We cannot live in isolation.  As we get older, this will be increasingly obvious.  Whether or not we share a dwelling with another person, we need some level of involvement with other people, both for practical reasons and because we are social beings.  There is an increasing body of research which identifies the importance of relationships in women’s intellectual, emotional and spiritual development – women’s typical ways of knowing and growing do seem to differ from men’s. (See, for example,  Miller, Belensky et al & Slee). Furthermore, our networks of friendship, neighbourhood and trust have now acquired the label of ‘social capital’ and are attracting increasing academic and political interest.  It is worth giving thought to this at an individual level, toot

While we have a paid job, or a growing family, or both, we tend to be able to take community for granted.   Our workplace provides us with colleagues, and for many women the quality of the relationships at work is really important in their choice of whether to stay in a job or look for something more interesting or better paid.  If we have children, our family life often links us up with other families - the mothers of our children’s friends, the wives of the men our partners work with or play sport with, the neighbours we see regularly if we are home a lot.  And we may spend a lot of time and energy keeping relationships like this going.  It does tend to be women who make the phone calls, who remember birthdays, who issue invitations to come round for a meal, who think to drop off a casserole to friends coping with house moves or bereavement, who say to those who’ve been missing for a while, ‘It’s good to see you back’…. 

So why do women need to think more about community?   Aren’t we already living it?  Well, life isn’t always as cosy as that sounds.

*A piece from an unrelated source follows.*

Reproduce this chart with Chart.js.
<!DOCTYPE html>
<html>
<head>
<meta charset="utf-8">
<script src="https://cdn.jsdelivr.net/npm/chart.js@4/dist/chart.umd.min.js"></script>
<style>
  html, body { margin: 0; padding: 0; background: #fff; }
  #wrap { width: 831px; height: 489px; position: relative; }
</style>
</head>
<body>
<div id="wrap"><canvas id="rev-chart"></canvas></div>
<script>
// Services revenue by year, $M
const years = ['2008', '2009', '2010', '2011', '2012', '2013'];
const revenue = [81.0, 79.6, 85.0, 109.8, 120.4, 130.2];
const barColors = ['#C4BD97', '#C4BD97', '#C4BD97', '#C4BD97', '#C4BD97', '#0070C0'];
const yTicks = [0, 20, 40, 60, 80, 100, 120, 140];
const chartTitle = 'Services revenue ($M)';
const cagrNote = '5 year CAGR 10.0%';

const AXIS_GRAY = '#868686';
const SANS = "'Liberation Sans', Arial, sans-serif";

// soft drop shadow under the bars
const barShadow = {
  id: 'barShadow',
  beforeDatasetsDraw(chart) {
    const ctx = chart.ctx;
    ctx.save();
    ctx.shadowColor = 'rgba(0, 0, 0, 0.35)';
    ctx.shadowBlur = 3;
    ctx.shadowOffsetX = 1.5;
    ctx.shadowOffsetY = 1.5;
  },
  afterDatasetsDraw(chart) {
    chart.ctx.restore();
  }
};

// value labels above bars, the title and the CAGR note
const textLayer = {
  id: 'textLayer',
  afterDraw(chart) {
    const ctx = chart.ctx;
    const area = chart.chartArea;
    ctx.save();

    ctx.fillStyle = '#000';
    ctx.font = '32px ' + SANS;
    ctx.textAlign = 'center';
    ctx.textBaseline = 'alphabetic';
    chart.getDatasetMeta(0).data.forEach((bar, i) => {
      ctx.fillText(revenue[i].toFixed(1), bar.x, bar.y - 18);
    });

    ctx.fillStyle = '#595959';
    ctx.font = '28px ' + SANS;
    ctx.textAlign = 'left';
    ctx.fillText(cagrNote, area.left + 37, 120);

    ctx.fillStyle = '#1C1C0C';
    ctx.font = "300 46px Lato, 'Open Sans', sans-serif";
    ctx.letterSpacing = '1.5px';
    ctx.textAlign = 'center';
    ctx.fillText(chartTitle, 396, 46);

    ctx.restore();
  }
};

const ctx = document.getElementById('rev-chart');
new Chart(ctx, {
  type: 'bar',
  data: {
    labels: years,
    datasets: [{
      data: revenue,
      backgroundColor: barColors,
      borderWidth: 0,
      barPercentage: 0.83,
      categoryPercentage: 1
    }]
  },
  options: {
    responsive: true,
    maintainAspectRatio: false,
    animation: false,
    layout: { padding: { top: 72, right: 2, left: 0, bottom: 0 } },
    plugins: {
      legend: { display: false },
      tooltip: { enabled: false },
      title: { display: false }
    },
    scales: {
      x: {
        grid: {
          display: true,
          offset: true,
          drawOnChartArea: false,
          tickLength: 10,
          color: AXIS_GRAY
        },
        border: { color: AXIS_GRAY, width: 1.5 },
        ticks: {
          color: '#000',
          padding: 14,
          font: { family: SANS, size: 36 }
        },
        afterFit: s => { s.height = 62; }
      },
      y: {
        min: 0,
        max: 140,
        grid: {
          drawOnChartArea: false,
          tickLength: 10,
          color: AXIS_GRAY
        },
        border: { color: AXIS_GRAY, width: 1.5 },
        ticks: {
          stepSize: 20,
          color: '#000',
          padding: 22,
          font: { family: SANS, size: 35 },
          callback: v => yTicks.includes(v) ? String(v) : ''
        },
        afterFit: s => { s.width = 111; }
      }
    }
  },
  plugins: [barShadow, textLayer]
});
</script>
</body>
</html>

  1. Not everyone has a family that hangs together – and not everyone in the second half of life has much of one left.
  2. Divorce – our own or that of others – may seriously damage this kind of network.
  3. When the children grow up, or we give up the job, what is left?  How many of the relationships continue?
  4. People we meet through our children or partners may not be our choices – eventually we may feel there’s not a lot of common ground that matters.
  5. We may find we’re doing all the giving and not a lot comes back when we have problems.

So if these are starting to be issues for you – or even if they aren’t, but you feel you it would be good to extend your range:

  1. Individual friendships are great – but it’s good also to be embedded in a wider group where a number of people may be keeping an eye on X, who is having a bad time.  One day, X could be you.
  2. Think about the other groups or networks you’ve been part of, and how well or badly they’ve looked after their members.  What have you learnt that you can use elsewhere?  
  3. Think about the focus.  Is it a common interest, like a book group, a running group, a cause?   A shared commitment to a place? A faith group?  How strongly are you attracted to this focus? And does the rest of the group care about anything else?  Does this matter to you?
  4. Think about continuity.  Groups which build a sense of community need to last longer than a term’s worth of evening classes – though that’s a good way to see whether you want to carry on doing an activity.

Although we need local community – and perhaps we will need it increasingly as we get older and travelling becomes more wearing – it is important to consider more fluid definitions. Dina Glouberman uses the term ‘soul community’ as an extension of the Celtic term ‘soul friend’. Her soul community includes ‘people and books and music and teachers and CDs and films’.   The common factor is an atmosphere that supports us in our truth, nourished our soul, and gives a hint of freedom.  The people can be those you met once on a course, and bonded with; they can be people who live at a distance but will be there for you on the phone when you need them; they may even be people whose main contact with you is online.  All of these can be ways of building up your network, your circle of friends, your stock of social capital – and your soul community.